Wir wollen weiter eine Regelung, die das Zusammenlegen von Klassen im Schulhalbjahr begrenzt. Es bedarf einer Grenze, wie viel Schüler zusammengelegt werden dürfen, sonst ist das Schulgesetz mit seiner Klassenobergrenze von 28 nur Makulatur. Darüber hinaus braucht es eine zeitliche Begrenzung für die Zusammenlegung von Klassen. Damit wird nach unserer Meinung nicht die Autonomie der Schuldirektoren eingeschränkt, sondern im Gegenteil, diese haben vielmehr die Möglichkeit, bei drohender Überschreitung dieser Vorgaben die Notbremse zu ziehen.
Wir wollen weiterhin, dass die Elternvertretungen verbindlich und nicht nach Gutdünken der Direktoren einbezogen werden in die Probleme, die an der Schule anstehen. Eltern sind Partner der Schule. Die Einstellung, Eltern sind gut zur Organisation der Altstoffsammlungen und zur Vorbereitung des jährlichen Kuchenbasars sind von gestern.

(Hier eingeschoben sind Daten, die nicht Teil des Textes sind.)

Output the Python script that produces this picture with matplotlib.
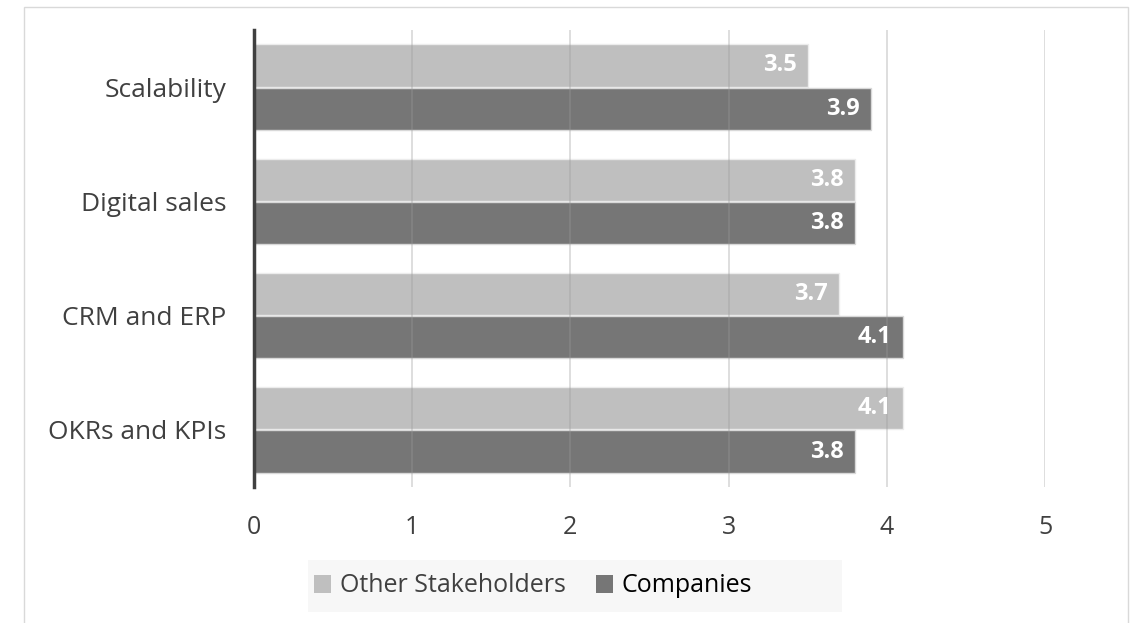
import matplotlib
matplotlib.use('Agg')
import matplotlib.pyplot as plt
from matplotlib.patches import Patch, Rectangle

plt.rcParams['font.family'] = ['Open Sans', 'DejaVu Sans']

# Survey scores per area
categories = ['Scalability', 'Digital sales', 'CRM and ERP', 'OKRs and KPIs']
other_stakeholders = [3.5, 3.8, 3.7, 4.1]
companies = [3.9, 3.8, 4.1, 3.8]
series_names = ['Other Stakeholders', 'Companies']
x_ticks = [0, 1, 2, 3, 4, 5]

light = '#bfbfbf'
dark = '#767676'
text_col = '#404040'

W, H = 1135, 623
fig = plt.figure(figsize=(W / 100, H / 100), dpi=100)
ax = fig.add_axes([254 / W, 1 - 487 / H, (1045 - 254) / W, (487 - 30) / H])

# Outer frame around the chart area
fig.patches.append(Rectangle((24 / W, -0.05), (1128 - 24) / W, 1 - 7 / H + 0.05,
                             transform=fig.transFigure, fill=False,
                             edgecolor='#d9d9d9', linewidth=1.0, zorder=0))
# Shaded band behind the legend
fig.patches.append(Rectangle((308 / W, 1 - 612 / H), (842 - 308) / W, 52 / H,
                             transform=fig.transFigure, facecolor='#f7f7f7',
                             edgecolor='none', zorder=0))

ypos = list(range(len(categories)))
bh = 0.37
off = 0.19

# Vertical gridlines drawn over the bars, lightly
for t in x_ticks[1:]:
    ax.axvline(t, color='#9a9a9a', alpha=0.35, linewidth=1.3, zorder=3)

b1 = ax.barh([y - off for y in ypos], other_stakeholders, height=bh, color=light,
             edgecolor='#ececec', linewidth=1.0, zorder=2)
b2 = ax.barh([y + off for y in ypos], companies, height=bh, color=dark,
             edgecolor='#d8d8d8', linewidth=1.0, zorder=2)

for bars, vals in [(b1, other_stakeholders), (b2, companies)]:
    for rect, v in zip(bars, vals):
        ax.annotate(f'{v:.1f}', xy=(v, rect.get_y() + rect.get_height() / 2),
                    xytext=(-8, 0), textcoords='offset points', ha='right', va='center',
                    fontsize=17, fontweight='bold', color='white', zorder=4)

ax.set_xlim(0, 5)
ax.set_ylim(len(categories) - 0.5, -0.5)
ax.set_xticks(x_ticks)
ax.set_xticklabels([str(t) for t in x_ticks], fontsize=18, color=text_col)
ax.set_yticks(ypos)
ax.set_yticklabels(categories, fontsize=19, color=text_col)
ax.tick_params(axis='x', length=0, pad=20)
ax.tick_params(axis='y', length=0, pad=20)

for s in ['top', 'right', 'bottom']:
    ax.spines[s].set_visible(False)
ax.spines['left'].set_color(text_col)
ax.spines['left'].set_linewidth(2.5)
ax.spines['left'].set_zorder(5)

handles = [Patch(facecolor=light, edgecolor='none', label=series_names[0]),
           Patch(facecolor=dark, edgecolor='none', label=series_names[1])]
leg = fig.legend(handles=handles, loc='center', bbox_to_anchor=(533 / W, 1 - 586 / H),
                 ncol=2, fontsize=18, frameon=False, handlelength=0.7, handleheight=0.7,
                 handletextpad=0.35, columnspacing=1.2, borderpad=0, borderaxespad=0)
leg.get_texts()[0].set_color(text_col)
leg.get_texts()[1].set_color('black')

fig.savefig('out.png', dpi=100)
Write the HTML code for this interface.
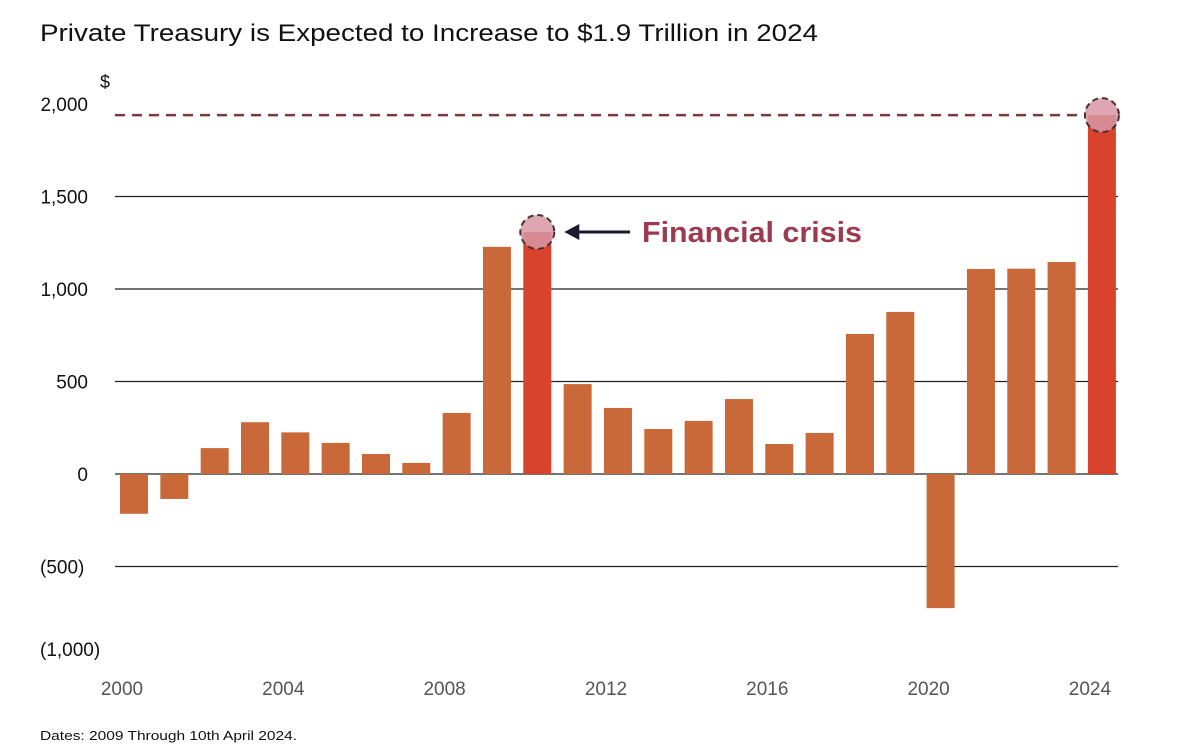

Erfreulich ist, dass das SMK sich in Bezug auf unsere letzte Forderung einsichtig zeigt. So teilte das SMK in seiner Stellungnahme zu unserem Antrag mit, dass die Bereitstellung von finanziellen Mitteln und Unterstützungsleistungen für die Schulen für die kurzfristige und eigenverantwortliche Regulierung von Vertretungsbedarf Bestandteil des im Dezember verabschiedeten Bildungspakets ist. Wenn Sie jetzt noch die fehlenden 100 Mio. bereitstellen wäre das ein erster Schritt in die richtige Richtung.